Quantum teleportation exploits entanglement, a phenomenon where particles remain connected regardless of distance. When a photon's quantum state is teleported, the information about its properties transfers instantly to another location, while the photon itself stays put. Previous experiments achieved this only within laboratory setups using the same device.
This breakthrough extends that capability to autonomous quantum dots separated by more than a football field. The open-air distance represents a practical step toward real-world quantum networks. Such networks could enable quantum key distribution, a communication method theoretically impossible to intercept without detection, since any eavesdropping attempt disturbs the quantum states and reveals the intrusion.
The achievement also validates the hardware needed for quantum relays.

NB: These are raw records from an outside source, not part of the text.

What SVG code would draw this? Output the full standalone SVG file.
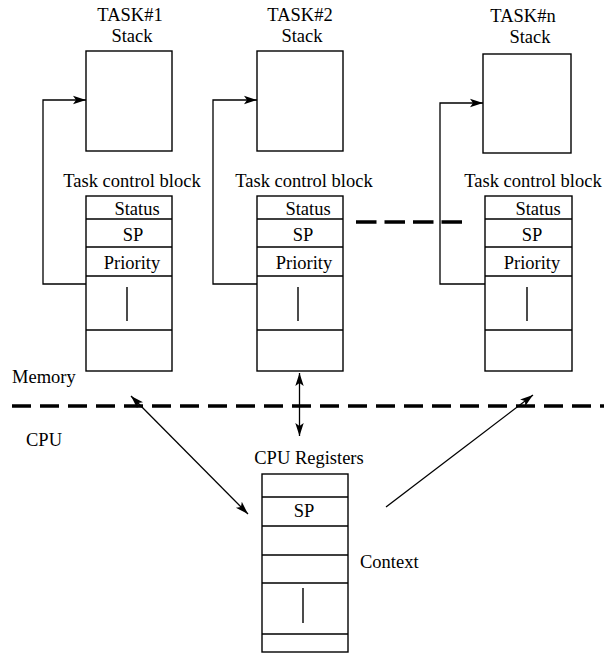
<svg xmlns="http://www.w3.org/2000/svg" width="615" height="653" viewBox="0 0 615 653">
<style>
text{font-family:'Liberation Serif','Times New Roman',Times,serif;font-size:18.5px;fill:#000}
.m{text-anchor:middle}
.box{fill:#fff;stroke:#000;stroke-width:1.4}
.ln{stroke:#000;stroke-width:1.4;fill:none}
.con{stroke:#000;stroke-width:1.3;fill:none}
.dash{stroke:#000;stroke-width:3.5;fill:none}
</style>
<defs>
<marker id="ah" markerUnits="userSpaceOnUse" markerWidth="14" markerHeight="10" viewBox="0 0 14 10" refX="13" refY="5" orient="auto-start-reverse">
<path d="M0,0.8 L13,5 L0,9.2 L3,5 z" fill="#000"/>
</marker>
</defs>
<rect width="615" height="653" fill="#fff"/>
<g font-family="Liberation Serif, Times New Roman, serif">
<g id="task1">
<text class="m" x="130" y="21">TASK#1</text>
<text class="m" x="132" y="42">Stack</text>
<rect class="box" x="86" y="51" width="86" height="100"/>
<text class="m" x="132" y="187">Task control block</text>
<rect class="box" x="86" y="196" width="86" height="175"/>
<path class="ln" d="M86,219H172M86,247H172M86,276H172M86,330H172M127,287V321"/>
<text class="m" x="137" y="215">Status</text>
<text class="m" x="133" y="241">SP</text>
<text class="m" x="132" y="269">Priority</text>
</g>

<g id="task2">
<text class="m" x="300" y="21">TASK#2</text>
<text class="m" x="302" y="42">Stack</text>
<rect class="box" x="257" y="51" width="86" height="100"/>
<text class="m" x="304" y="187">Task control block</text>
<rect class="box" x="257" y="196" width="86" height="175"/>
<path class="ln" d="M257,219H343M257,247H343M257,276H343M257,330H343M298,287V321"/>
<text class="m" x="308" y="215">Status</text>
<text class="m" x="303" y="241">SP</text>
<text class="m" x="304" y="269">Priority</text>
</g>

<g id="taskn">
<text class="m" x="523" y="22">TASK#n</text>
<text class="m" x="530" y="43">Stack</text>
<rect class="box" x="483" y="54" width="88" height="99"/>
<text class="m" x="533" y="187">Task control block</text>
<rect class="box" x="485" y="196" width="87" height="175"/>
<path class="ln" d="M485,219H572M485,247H572M485,276H572M485,330H572M527,287V321"/>
<text class="m" x="538" y="215">Status</text>
<text class="m" x="532" y="241">SP</text>
<text class="m" x="532" y="269">Priority</text>
</g>

<g id="cpu">
<text class="m" x="309" y="464">CPU Registers</text>
<rect class="box" x="262" y="474" width="86" height="178"/>
<path class="ln" d="M262,497H348M262,526H348M262,555H348M262,583H348M262,634H348M303,588V623"/>
<text class="m" x="304" y="517">SP</text>
<text x="360" y="568">Context</text>
</g>

<g id="labels">
<text x="12" y="383">Memory</text>
<text x="26" y="446">CPU</text>
</g>
</g>
<g id="connectors">
<path class="dash" d="M12,406H604" stroke-dasharray="19 9"/>
<path class="dash" d="M356,222H463" stroke-dasharray="20.5 8"/>
<path class="con" d="M86,284H43V100H86" marker-end="url(#ah)"/>
<path class="con" d="M257,284H213V100H257" marker-end="url(#ah)"/>
<path class="con" d="M485,284H440V103H483" marker-end="url(#ah)"/>
<path class="con" d="M299.5,373V436" marker-start="url(#ah)" marker-end="url(#ah)"/>
<path class="con" d="M131,396L248,514" marker-start="url(#ah)" marker-end="url(#ah)"/>
<path class="con" d="M386,507L533,395" marker-end="url(#ah)"/>
</g>
</svg>
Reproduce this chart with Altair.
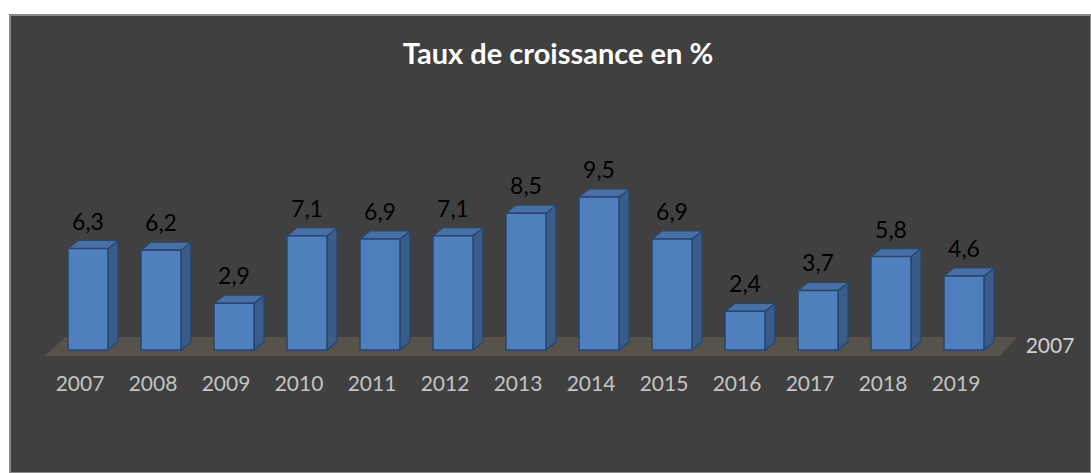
import altair as alt
import pandas as pd

# ---- data ----
years = [2007, 2008, 2009, 2010, 2011, 2012, 2013, 2014, 2015, 2016, 2017, 2018, 2019]
values = [6.3, 6.2, 2.9, 7.1, 6.9, 7.1, 8.5, 9.5, 6.9, 2.4, 3.7, 5.8, 4.6]
title_text = "Taux de croissance en %"
series_name = "2007"

# ---- geometry (in scale units) ----
HW = 0.274      # half width of a bar front face
DX = 0.137      # depth offset along x
DY = 0.5        # depth offset along y

front_rows, side_rows, top_rows = [], [], []
for i, (yr, v) in enumerate(zip(years, values)):
    front_rows.append({"i": i, "x": i - HW, "x2": i + HW, "v": v,
                       "year": str(yr), "label": f"{v:.1f}".replace(".", ",")})
    side_rows += [
        {"year": str(yr), "x": i + HW, "y": v, "y2": 0.0},
        {"year": str(yr), "x": i + HW + DX, "y": v + DY, "y2": DY},
    ]
    top_rows += [
        {"year": str(yr), "y": v, "x": i - HW, "x2": i + HW},
        {"year": str(yr), "y": v + DY, "x": i - HW + DX, "x2": i + HW + DX},
    ]

n = len(years)
floor_rows = [
    {"y": -0.37, "x": -0.59, "x2": n - 1 + 0.49},
    {"y": 0.81, "x": -0.31, "x2": n - 1 + 0.73},
]

front = pd.DataFrame(front_rows)
side = pd.DataFrame(side_rows)
top = pd.DataFrame(top_rows)
floor = pd.DataFrame(floor_rows)

W, H = 1081, 458
xs = alt.Scale(domain=[-78 / 73, (W - 78) / 73], nice=False, zero=False)
ys = alt.Scale(domain=[-(H - 335) / 16.1, 335 / 16.1], nice=False, zero=False)

FONT = "Lato"

floor_l = alt.Chart(floor).mark_area(orient="horizontal", color="#57534b").encode(
    y=alt.Y("y:Q", scale=ys, axis=None),
    x=alt.X("x:Q", scale=xs, axis=None),
    x2="x2:Q",
)

side_l = alt.Chart(side).mark_area(
    orient="vertical", color="#3a5c8a", stroke="#27456d", strokeWidth=1.2
).encode(
    x=alt.X("x:Q", scale=xs, axis=None),
    y=alt.Y("y:Q", scale=ys, axis=None),
    y2="y2:Q",
    detail="year:N",
)

top_l = alt.Chart(top).mark_area(
    orient="horizontal", color="#4870a6", stroke="#27456d", strokeWidth=1.2
).encode(
    y=alt.Y("y:Q", scale=ys, axis=None),
    x=alt.X("x:Q", scale=xs, axis=None),
    x2="x2:Q",
    detail="year:N",
)

front_l = alt.Chart(front).mark_rect(
    color="#4f7fbc", stroke="#27456d", strokeWidth=1.5
).encode(
    x=alt.X("x:Q", scale=xs, axis=None),
    x2="x2:Q",
    y=alt.Y("v:Q", scale=ys, axis=None),
    y2=alt.datum(0),
)

value_l = alt.Chart(front).mark_text(
    font=FONT, fontSize=23, color="#000000", baseline="alphabetic", dy=-19
).encode(
    x=alt.X("i:Q", scale=xs, axis=None),
    y=alt.Y("v:Q", scale=ys, axis=None),
    text="label:N",
)

xlab_l = alt.Chart(front).mark_text(
    font=FONT, fontSize=21, color="#c3c3c3", baseline="middle", dx=-8
).encode(
    x=alt.X("i:Q", scale=xs, axis=None),
    y=alt.value(370),
    text="year:N",
)

series_l = alt.Chart(pd.DataFrame({"t": [series_name]})).mark_text(
    font=FONT, fontSize=21, color="#d0d0d0", baseline="middle"
).encode(x=alt.value(1040), y=alt.value(332), text="t:N")

title_l = alt.Chart(pd.DataFrame({"t": [title_text]})).mark_text(
    font=FONT, fontSize=29, fontWeight="bold", color="#ffffff", baseline="middle"
).encode(x=alt.value(548), y=alt.value(40), text="t:N")

chart = alt.layer(
    floor_l, side_l, top_l, front_l, value_l, xlab_l, series_l, title_l
).properties(
    width=W, height=H,
    autosize="none",
    padding={"left": 10, "top": 15, "right": 0, "bottom": 0},
    background="#ffffff",
).configure_view(fill="#404040", stroke="#8a8a8a", strokeWidth=2)

chart.save("out.html", embed_options={"renderer": "svg", "actions": False})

These devices would extend quantum network range by receiving quantum information, storing it briefly, and retransmitting it to the next station. Without relays, quantum signals degrade over distance, limiting network scope.
The work builds on decades of quantum mechanics research but demonstrates a new engineering capability. The 270-meter distance remains short for practical telecommunications infrastructure, but it proves the concept works in real conditions rather than controlled laboratory environments. Weather, vibration, and atmospheric effects all posed challenges the team overcame.

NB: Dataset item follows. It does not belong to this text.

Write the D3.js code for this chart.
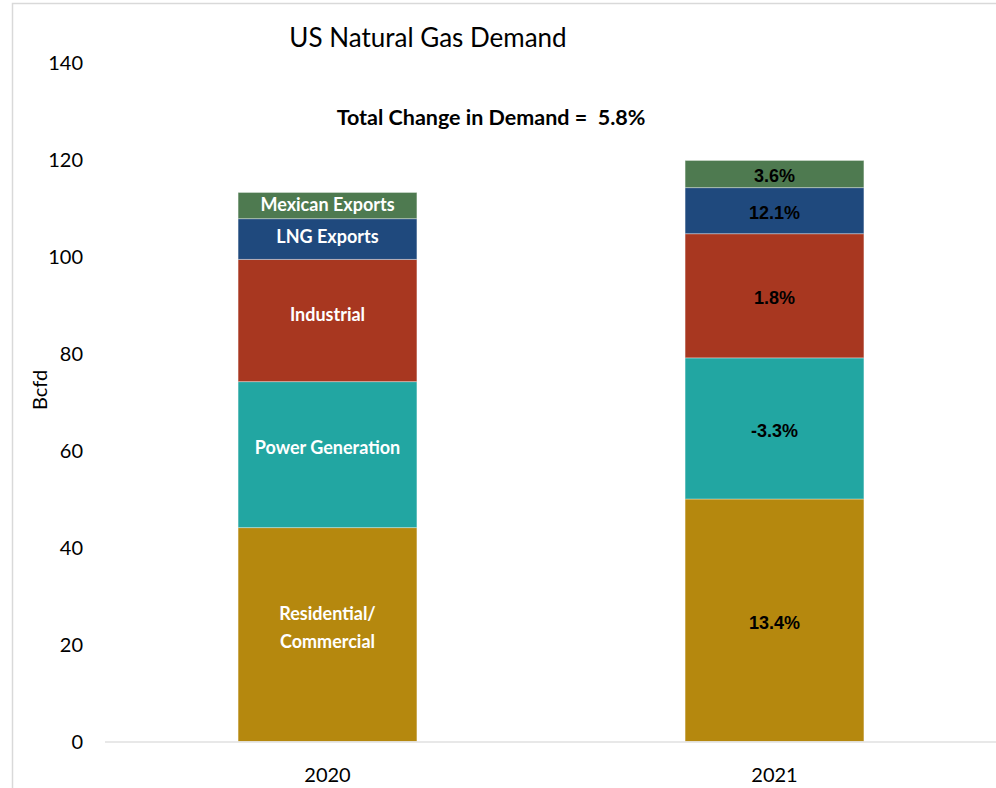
<!DOCTYPE html>
<html>
<head>
<meta charset="utf-8">
<script src="https://cdn.jsdelivr.net/npm/d3@7"></script>
<style>
  html, body { margin: 0; padding: 0; background: #fff; }
  svg { display: block; }
</style>
</head>
<body>
<div id="chart"></div>
<script>
// data (Bcfd)
const years = ['2020', '2021']
const sectors = ['Residential/Commercial', 'Power Generation', 'Industrial', 'LNG Exports', 'Mexican Exports']
const sectorLabels = [['Residential/', 'Commercial'], ['Power Generation'], ['Industrial'], ['LNG Exports'], ['Mexican Exports']]
const values2020 = [44.1, 30.1, 25.2, 8.4, 5.4]
const values2021 = [50.0, 29.1, 25.6, 9.5, 5.6]
const changeLabels = ['13.4%', '-3.3%', '1.8%', '12.1%', '3.6%']
const yTicks = [0, 20, 40, 60, 80, 100, 120, 140]
const totalChange = '5.8%'
const colors = ['#B5880E', '#22A6A2', '#A83720', '#1F497D', '#4E7A50']

const width = 996
const height = 788
const calibri = 'Lato, "Open Sans", sans-serif'
const arial = '"Liberation Sans", Arial, sans-serif'

const rows = years.map((yr, i) => {
  const r = { year: yr }
  const vals = i === 0 ? values2020 : values2021
  sectors.forEach((s, j) => { r[s] = vals[j] })
  return r
})
const stacked = d3.stack().keys(sectors)(rows)

const x = d3.scaleBand()
  .domain(years)
  .range([104, 998])
  .paddingInner(0.6)
  .paddingOuter(0.3)

const y = d3.scaleLinear()
  .domain([0, 140])
  .range([741.5, 62.5])

const svg = d3.select('#chart').append('svg')
  .attr('width', width)
  .attr('height', height)

// chart frame
svg.append('path')
  .attr('fill', 'none')
  .attr('stroke', '#d9d9d9')
  .attr('stroke-width', 1.5)
  .attr('d', `M12.5,${height} L12.5,3.5 L${width},3.5`)

// y tick labels
svg.append('g')
  .selectAll('text')
  .data(yTicks)
  .join('text')
  .attr('x', 83)
  .attr('y', d => y(d))
  .attr('dy', '0.35em')
  .attr('text-anchor', 'end')
  .attr('font-family', calibri)
  .attr('font-size', 20)
  .attr('fill', '#000')
  .text(d => d)

// bars
const layer = svg.append('g')
  .selectAll('g')
  .data(stacked)
  .join('g')
  .attr('fill', (d, i) => colors[i])

layer.selectAll('rect')
  .data(d => d)
  .join('rect')
  .attr('x', d => x(d.data.year))
  .attr('y', d => y(d[1]))
  .attr('width', x.bandwidth())
  .attr('height', d => y(d[0]) - y(d[1]))
  .attr('stroke', '#fff')
  .attr('stroke-opacity', 0.35)
  .attr('stroke-width', 1)

// baseline
svg.append('line')
  .attr('x1', 105)
  .attr('x2', width)
  .attr('y1', y(0) + 0.5)
  .attr('y2', y(0) + 0.5)
  .attr('stroke', '#e0e0e0')
  .attr('stroke-width', 1.5)

// sector names on 2020 bar
stacked.forEach((s, i) => {
  const d = s[0]
  const segH = y(d[0]) - y(d[1])
  const cy = (y(d[0]) + y(d[1])) / 2 - Math.min(7, segH * 0.05)
  const lines = sectorLabels[i]
  const t = svg.append('text')
    .attr('x', x('2020') + x.bandwidth() / 2)
    .attr('y', cy - (lines.length - 1) * 14)
    .attr('text-anchor', 'middle')
    .attr('font-family', calibri)
    .attr('font-weight', 'bold')
    .attr('font-size', 18)
    .attr('fill', '#fff')
  lines.forEach((ln, k) => {
    t.append('tspan')
      .attr('x', x('2020') + x.bandwidth() / 2)
      .attr('dy', k === 0 ? '0.35em' : 28)
      .text(ln)
  })
})

// change labels on 2021 bar
stacked.forEach((s, i) => {
  const d = s[1]
  svg.append('text')
    .attr('x', x('2021') + x.bandwidth() / 2)
    .attr('y', (y(d[0]) + y(d[1])) / 2 + 2)
    .attr('dy', '0.35em')
    .attr('text-anchor', 'middle')
    .attr('font-family', arial)
    .attr('font-weight', 'bold')
    .attr('font-size', 18)
    .attr('fill', '#000')
    .text(changeLabels[i])
})

// x labels
svg.append('g')
  .selectAll('text')
  .data(years)
  .join('text')
  .attr('x', d => x(d) + x.bandwidth() / 2)
  .attr('y', 775)
  .attr('dy', '0.35em')
  .attr('text-anchor', 'middle')
  .attr('font-family', calibri)
  .attr('font-size', 20)
  .attr('fill', '#000')
  .text(d => d)

// titles
svg.append('text')
  .attr('x', 428)
  .attr('y', 38)
  .attr('dy', '0.35em')
  .attr('text-anchor', 'middle')
  .attr('font-family', calibri)
  .attr('font-size', 26)
  .attr('fill', '#000')
  .text('US Natural Gas Demand')

svg.append('text')
  .attr('x', 491)
  .attr('y', 117)
  .attr('dy', '0.35em')
  .attr('text-anchor', 'middle')
  .attr('font-family', calibri)
  .attr('font-weight', 'bold')
  .attr('font-size', 21.5)
  .attr('fill', '#000')
  .attr('xml:space', 'preserve')
  .text(`Total Change in Demand =  ${totalChange}`)

svg.append('text')
  .attr('transform', 'translate(40,390) rotate(-90)')
  .attr('dy', '0.35em')
  .attr('text-anchor', 'middle')
  .attr('font-family', calibri)
  .attr('font-size', 20)
  .attr('fill', '#000')
  .text('Bcfd')
</script>
</body>
</html>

Limitations include the teleportation success rate and the need for classical communication channels alongside quantum ones. Quantum teleportation requires sending conventional information to verify and complete the transfer process. The photons must also maintain their quantum properties through open air, which becomes progressively harder over greater distances due to decoherence.
Future work will focus on extending range, improving fidelity, and integrating this capability with quantum repeaters to create continental-scale networks.